→ Records
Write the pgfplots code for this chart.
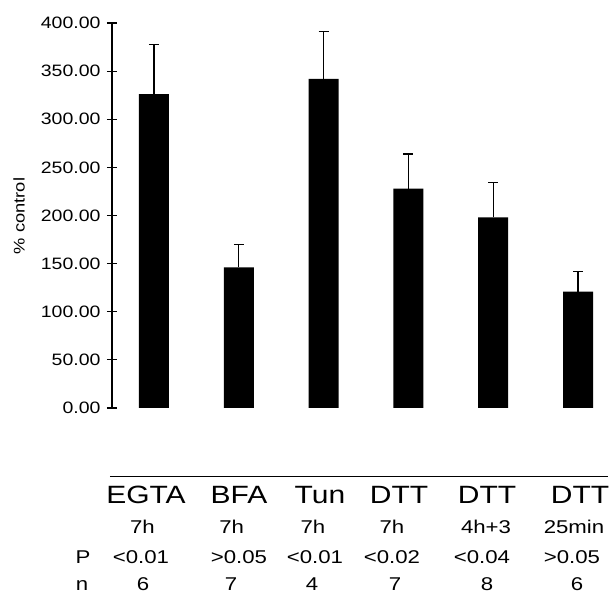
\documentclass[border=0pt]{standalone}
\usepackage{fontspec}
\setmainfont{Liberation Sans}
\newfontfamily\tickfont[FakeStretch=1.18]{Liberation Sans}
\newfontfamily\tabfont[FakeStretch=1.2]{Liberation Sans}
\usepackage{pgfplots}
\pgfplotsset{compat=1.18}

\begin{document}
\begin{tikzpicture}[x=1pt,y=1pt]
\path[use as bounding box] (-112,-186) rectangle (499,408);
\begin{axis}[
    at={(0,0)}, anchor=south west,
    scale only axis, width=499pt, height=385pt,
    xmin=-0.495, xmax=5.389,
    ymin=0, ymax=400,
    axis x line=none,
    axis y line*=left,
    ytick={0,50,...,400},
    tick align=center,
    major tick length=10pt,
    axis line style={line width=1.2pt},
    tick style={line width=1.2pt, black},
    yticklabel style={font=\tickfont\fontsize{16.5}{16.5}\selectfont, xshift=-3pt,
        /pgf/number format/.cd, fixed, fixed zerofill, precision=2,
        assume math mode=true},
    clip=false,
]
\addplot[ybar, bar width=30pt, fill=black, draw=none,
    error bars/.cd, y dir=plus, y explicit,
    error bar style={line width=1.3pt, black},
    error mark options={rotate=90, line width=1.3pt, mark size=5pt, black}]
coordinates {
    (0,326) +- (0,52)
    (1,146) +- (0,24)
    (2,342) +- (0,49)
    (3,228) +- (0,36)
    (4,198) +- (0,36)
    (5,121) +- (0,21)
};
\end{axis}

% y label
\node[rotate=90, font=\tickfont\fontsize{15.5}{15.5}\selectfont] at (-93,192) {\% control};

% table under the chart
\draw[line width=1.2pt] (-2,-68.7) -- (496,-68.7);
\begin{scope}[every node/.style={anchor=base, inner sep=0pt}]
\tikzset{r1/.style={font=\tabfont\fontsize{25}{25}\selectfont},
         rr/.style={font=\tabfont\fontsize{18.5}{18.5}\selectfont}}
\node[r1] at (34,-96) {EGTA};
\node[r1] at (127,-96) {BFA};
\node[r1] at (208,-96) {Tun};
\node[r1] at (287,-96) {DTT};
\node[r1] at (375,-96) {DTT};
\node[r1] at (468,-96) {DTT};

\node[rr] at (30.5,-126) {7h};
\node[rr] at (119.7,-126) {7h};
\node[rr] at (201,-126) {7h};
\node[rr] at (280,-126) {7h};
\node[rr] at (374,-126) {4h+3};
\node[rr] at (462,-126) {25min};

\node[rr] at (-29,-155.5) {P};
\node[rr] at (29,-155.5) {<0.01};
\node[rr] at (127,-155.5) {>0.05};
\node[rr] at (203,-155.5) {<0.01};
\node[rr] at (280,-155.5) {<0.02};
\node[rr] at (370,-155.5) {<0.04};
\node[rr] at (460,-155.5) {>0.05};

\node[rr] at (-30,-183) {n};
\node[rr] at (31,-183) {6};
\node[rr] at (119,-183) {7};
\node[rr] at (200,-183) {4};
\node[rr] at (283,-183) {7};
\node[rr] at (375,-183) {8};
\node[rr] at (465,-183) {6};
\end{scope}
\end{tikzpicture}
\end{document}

* * *

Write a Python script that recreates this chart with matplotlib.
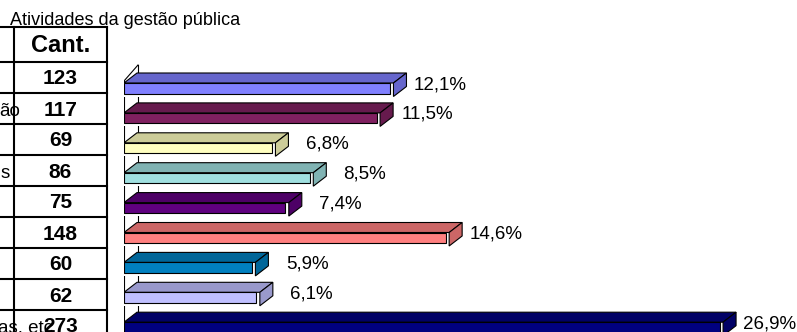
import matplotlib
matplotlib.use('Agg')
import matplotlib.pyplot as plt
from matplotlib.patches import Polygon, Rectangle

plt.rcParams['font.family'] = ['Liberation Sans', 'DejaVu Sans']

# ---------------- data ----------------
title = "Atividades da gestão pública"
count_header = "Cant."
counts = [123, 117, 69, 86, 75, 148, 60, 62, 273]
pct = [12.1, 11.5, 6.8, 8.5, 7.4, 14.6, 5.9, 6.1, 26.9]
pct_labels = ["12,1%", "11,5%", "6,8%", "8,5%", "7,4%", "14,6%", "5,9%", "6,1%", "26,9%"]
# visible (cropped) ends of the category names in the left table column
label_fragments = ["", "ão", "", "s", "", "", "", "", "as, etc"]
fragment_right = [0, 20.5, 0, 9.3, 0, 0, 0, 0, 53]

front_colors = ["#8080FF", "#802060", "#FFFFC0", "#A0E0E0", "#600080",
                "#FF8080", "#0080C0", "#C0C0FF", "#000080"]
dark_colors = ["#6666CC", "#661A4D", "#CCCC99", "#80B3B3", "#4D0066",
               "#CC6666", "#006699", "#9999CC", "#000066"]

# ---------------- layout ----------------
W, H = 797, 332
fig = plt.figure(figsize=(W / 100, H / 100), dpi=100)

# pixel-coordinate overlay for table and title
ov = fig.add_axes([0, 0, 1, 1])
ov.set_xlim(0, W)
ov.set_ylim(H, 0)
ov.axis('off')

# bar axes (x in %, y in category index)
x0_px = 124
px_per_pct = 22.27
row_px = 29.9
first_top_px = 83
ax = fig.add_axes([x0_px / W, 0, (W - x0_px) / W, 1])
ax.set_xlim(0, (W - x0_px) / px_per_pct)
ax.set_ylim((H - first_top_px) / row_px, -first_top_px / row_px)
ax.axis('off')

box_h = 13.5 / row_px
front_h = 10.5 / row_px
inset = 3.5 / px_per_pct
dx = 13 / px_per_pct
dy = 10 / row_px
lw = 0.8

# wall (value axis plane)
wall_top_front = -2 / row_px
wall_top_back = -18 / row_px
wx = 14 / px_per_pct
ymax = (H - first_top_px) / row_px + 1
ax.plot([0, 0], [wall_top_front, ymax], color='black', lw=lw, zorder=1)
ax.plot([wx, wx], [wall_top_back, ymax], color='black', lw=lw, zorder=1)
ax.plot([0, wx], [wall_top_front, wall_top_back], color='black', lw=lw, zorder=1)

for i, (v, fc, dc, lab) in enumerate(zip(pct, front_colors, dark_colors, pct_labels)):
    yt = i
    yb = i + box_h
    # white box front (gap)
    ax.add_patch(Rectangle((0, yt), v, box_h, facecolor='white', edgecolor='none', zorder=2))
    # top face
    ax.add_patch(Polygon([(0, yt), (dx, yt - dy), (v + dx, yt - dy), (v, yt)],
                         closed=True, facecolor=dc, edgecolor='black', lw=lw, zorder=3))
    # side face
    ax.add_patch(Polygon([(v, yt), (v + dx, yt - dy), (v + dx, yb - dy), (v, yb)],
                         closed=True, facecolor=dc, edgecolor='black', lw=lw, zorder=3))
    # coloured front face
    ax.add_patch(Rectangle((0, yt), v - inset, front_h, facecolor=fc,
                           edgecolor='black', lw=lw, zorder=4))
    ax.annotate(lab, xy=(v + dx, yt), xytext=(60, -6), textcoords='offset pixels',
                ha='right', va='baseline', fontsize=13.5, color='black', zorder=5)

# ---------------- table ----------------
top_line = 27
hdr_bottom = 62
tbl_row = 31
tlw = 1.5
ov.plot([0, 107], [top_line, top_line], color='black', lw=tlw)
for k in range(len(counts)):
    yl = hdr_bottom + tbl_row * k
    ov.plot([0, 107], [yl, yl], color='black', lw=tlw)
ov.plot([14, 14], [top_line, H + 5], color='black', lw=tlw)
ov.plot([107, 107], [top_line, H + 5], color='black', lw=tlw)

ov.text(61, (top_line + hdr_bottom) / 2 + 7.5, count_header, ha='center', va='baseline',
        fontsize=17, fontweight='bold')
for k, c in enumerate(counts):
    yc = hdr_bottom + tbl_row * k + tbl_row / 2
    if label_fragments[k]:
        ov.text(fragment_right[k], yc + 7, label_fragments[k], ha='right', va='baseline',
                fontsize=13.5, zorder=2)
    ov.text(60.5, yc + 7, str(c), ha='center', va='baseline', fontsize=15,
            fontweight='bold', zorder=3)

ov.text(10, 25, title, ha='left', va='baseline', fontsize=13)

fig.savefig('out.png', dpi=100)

→ Instructions for the task
Everything from the line with "Write a Python" down to the line with "plt.rcParams['font.family'] = ['Liberation" in the data above should be copied exactly, with both end lines kept and the pictures left out.

→ Task output
Write a Python script that recreates this chart with matplotlib.
import matplotlib
matplotlib.use('Agg')
import matplotlib.pyplot as plt
from matplotlib.patches import Polygon, Rectangle

plt.rcParams['font.family'] = ['Liberation Sans', 'DejaVu Sans']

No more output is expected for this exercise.